WHAT IS ASKED: Output the data word for word, dropping every image.

INFORMATION SHOWN:
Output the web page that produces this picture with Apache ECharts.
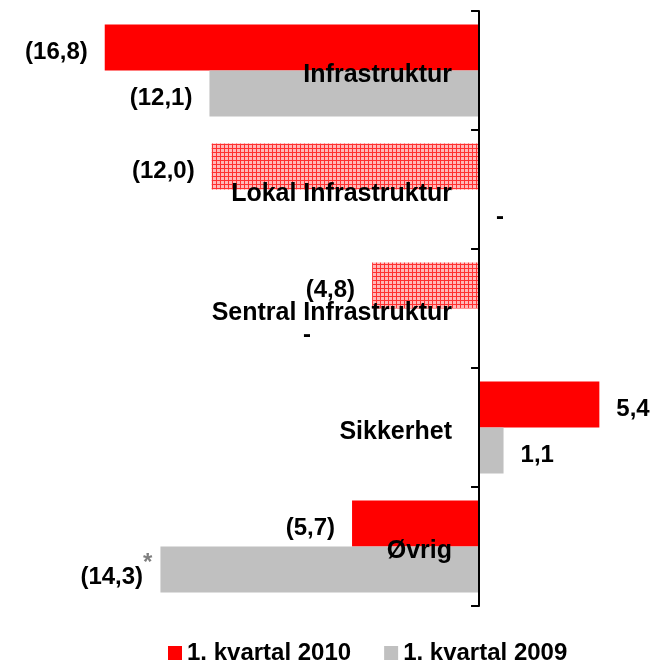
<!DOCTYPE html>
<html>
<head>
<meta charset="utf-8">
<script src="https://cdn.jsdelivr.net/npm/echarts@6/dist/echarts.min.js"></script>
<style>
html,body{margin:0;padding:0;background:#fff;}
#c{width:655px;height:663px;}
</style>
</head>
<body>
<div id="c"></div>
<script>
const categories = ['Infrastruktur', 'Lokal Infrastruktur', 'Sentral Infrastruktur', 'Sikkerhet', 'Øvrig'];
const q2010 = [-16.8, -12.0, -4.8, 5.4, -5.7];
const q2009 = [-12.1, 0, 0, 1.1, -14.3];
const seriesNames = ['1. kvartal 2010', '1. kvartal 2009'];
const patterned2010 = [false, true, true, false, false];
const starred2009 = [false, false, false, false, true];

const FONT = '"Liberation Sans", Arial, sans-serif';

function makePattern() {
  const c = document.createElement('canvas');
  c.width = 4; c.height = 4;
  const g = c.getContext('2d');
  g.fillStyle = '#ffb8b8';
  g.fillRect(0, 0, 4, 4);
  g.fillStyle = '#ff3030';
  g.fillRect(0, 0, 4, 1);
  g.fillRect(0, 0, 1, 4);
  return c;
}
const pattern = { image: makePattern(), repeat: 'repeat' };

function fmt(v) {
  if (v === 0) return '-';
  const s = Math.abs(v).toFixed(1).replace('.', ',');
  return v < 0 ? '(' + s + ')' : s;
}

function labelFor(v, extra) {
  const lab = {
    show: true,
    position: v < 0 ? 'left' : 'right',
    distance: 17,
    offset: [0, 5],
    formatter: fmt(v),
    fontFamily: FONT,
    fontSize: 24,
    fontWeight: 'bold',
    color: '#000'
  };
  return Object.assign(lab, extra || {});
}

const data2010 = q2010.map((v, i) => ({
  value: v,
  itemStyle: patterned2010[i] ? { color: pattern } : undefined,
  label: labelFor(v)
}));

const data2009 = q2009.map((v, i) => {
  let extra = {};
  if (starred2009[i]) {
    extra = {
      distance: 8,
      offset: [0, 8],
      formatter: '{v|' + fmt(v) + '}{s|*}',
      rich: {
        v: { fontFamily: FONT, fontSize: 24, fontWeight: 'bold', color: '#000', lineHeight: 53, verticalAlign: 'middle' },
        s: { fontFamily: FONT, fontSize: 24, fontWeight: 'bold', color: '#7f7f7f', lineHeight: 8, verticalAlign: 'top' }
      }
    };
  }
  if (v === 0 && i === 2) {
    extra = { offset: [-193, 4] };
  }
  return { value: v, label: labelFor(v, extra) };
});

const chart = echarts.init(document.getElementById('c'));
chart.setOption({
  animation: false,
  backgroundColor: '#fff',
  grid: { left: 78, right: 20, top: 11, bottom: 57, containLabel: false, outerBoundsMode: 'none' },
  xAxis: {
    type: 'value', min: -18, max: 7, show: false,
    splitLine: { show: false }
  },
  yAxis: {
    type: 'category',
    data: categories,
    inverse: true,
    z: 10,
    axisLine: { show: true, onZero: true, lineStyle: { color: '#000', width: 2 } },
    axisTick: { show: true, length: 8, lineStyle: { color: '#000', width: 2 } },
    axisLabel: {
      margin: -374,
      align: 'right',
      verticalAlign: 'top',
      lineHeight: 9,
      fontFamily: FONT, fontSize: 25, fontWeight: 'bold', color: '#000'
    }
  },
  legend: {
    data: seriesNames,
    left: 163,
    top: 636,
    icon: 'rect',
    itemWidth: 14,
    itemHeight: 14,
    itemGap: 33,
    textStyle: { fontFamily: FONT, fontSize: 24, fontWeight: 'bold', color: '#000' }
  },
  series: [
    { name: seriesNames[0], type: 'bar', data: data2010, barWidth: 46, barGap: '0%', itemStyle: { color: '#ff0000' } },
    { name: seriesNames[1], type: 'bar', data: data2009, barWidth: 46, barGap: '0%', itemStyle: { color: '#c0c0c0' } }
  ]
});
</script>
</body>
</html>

EXERCISE OUTPUT:
Output the web page that produces this picture with Apache ECharts.
<!DOCTYPE html>
<html>
<head>
<meta charset="utf-8">
<script src="https://cdn.jsdelivr.net/npm/echarts@6/dist/echarts.min.js"></script>
<style>
html,body{margin:0;padding:0;background:#fff;}
#c{width:655px;height:663px;}
</style>
</head>
<body>
<div id="c"></div>
<script>
const categories = ['Infrastruktur', 'Lokal Infrastruktur', 'Sentral Infrastruktur', 'Sikkerhet', 'Øvrig'];
const q2010 = [-16.8, -12.0, -4.8, 5.4, -5.7];
const q2009 = [-12.1, 0, 0, 1.1, -14.3];
const seriesNames = ['1. kvartal 2010', '1. kvartal 2009'];
const patterned2010 = [false, true, true, false, false];
const starred2009 = [false, false, false, false, true];

const FONT = '"Liberation Sans", Arial, sans-serif';

function makePattern() {
  const c = document.createElement('canvas');
  c.width = 4; c.height = 4;
  const g = c.getContext('2d');
  g.fillStyle = '#ffb8b8';
  g.fillRect(0, 0, 4, 4);
  g.fillStyle = '#ff3030';
  g.fillRect(0, 0, 4, 1);
  g.fillRect(0, 0, 1, 4);
  return c;
}
const pattern = { image: makePattern(), repeat: 'repeat' };

function fmt(v) {
  if (v === 0) return '-';
  const s = Math.abs(v).toFixed(1).replace('.', ',');
  return v < 0 ? '(' + s + ')' : s;
}

function labelFor(v, extra) {
  const lab = {
    show: true,
    position: v < 0 ? 'left' : 'right',
    distance: 17,
    offset: [0, 5],
    formatter: fmt(v),
    fontFamily: FONT,
    fontSize: 24,
    fontWeight: 'bold',
    color: '#000'
  };
  return Object.assign(lab, extra || {});
}

const data2010 = q2010.map((v, i) => ({
  value: v,
  itemStyle: patterned2010[i] ? { color: pattern } : undefined,
  label: labelFor(v)
}));

const data2009 = q2009.map((v, i) => {
  let extra = {};
  if (starred2009[i]) {
    extra = {
      distance: 8,
      offset: [0, 8],
      formatter: '{v|' + fmt(v) + '}{s|*}',
      rich: {
        v: { fontFamily: FONT, fontSize: 24, fontWeight: 'bold', color: '#000', lineHeight: 53, verticalAlign: 'middle' },
        s: { fontFamily: FONT, fontSize: 24, fontWeight: 'bold', color: '#7f7f7f', lineHeight: 8, verticalAlign: 'top' }
      }
    };
  }
  if (v === 0 && i === 2) {
    extra = { offset: [-193, 4] };
  }
  return { value: v, label: labelFor(v, extra) };
});

const chart = echarts.init(document.getElementById('c'));
chart.setOption({
  animation: false,
  backgroundColor: '#fff',
  grid: { left: 78, right: 20, top: 11, bottom: 57, containLabel: false, outerBoundsMode: 'none' },
  xAxis: {
    type: 'value', min: -18, max: 7, show: false,
    splitLine: { show: false }
  },
  yAxis: {
    type: 'category',
    data: categories,
    inverse: true,
    z: 10,
    axisLine: { show: true, onZero: true, lineStyle: { color: '#000', width: 2 } },
    axisTick: { show: true, length: 8, lineStyle: { color: '#000', width: 2 } },
    axisLabel: {
      margin: -374,
      align: 'right',
      verticalAlign: 'top',
      lineHeight: 9,
      fontFamily: FONT, fontSize: 25, fontWeight: 'bold', color: '#000'
    }
  },
  legend: {
    data: seriesNames,
    left: 163,
    top: 636,
    icon: 'rect',
    itemWidth: 14,
    itemHeight: 14,
    itemGap: 33,
    textStyle: { fontFamily: FONT, fontSize: 24, fontWeight: 'bold', color: '#000' }
  },
  series: [
    { name: seriesNames[0], type: 'bar', data: data2010, barWidth: 46, barGap: '0%', itemStyle: { color: '#ff0000' } },
    { name: seriesNames[1], type: 'bar', data: data2009, barWidth: 46, barGap: '0%', itemStyle: { color: '#c0c0c0' } }
  ]
});
</script>
</body>
</html>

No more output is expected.